The lowercase wordmark "trobat" stamped four times in a vertical stack, rendered in a heavy geometric sans-serif where each ink impression bleeds, smears, and drops out unevenly.

Visual description

Four identical settings of "trobat" run top to bottom on a slightly warm off-white paper. The letterforms are a bold lowercase sans-serif with even stroke weight and rounded terminals, no serifs. Each repetition shows the marks of a physical printing or rubber-stamp process: heavy ink pooling on some strokes, thin patchy coverage on others, soft feathered edges, and tiny speckles around the letters. The strokes scale to fill the sheet width, so the cropped right edge cuts the final "t". The palette is just warm white and inky near-black with mid-grey where coverage thins.

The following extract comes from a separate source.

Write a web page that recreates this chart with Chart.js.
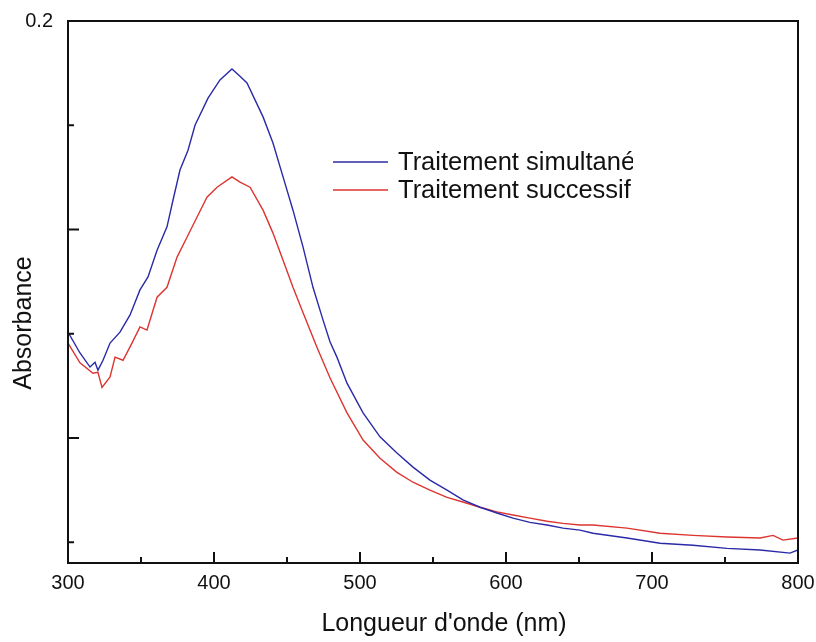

No color, no other graphic elements.

Key takeaway

Let the printing process be the design: repeating one word and keeping every flawed, bleeding impression turns a plain wordmark into a tactile, handmade texture. The lowercase geometric sans stays legible even as the ink breaks down, which is what makes the imperfection feel intentional rather than broken.

Reuse notes

Good for craft, studio, or independent brands that want a human, analog signature instead of crisp vector type. Works as a repeating endpaper, packaging wrap, or merch print. Keep the substrate visible (warm paper) to sell the handmade story; on glossy stock the ink-bleed character is lost.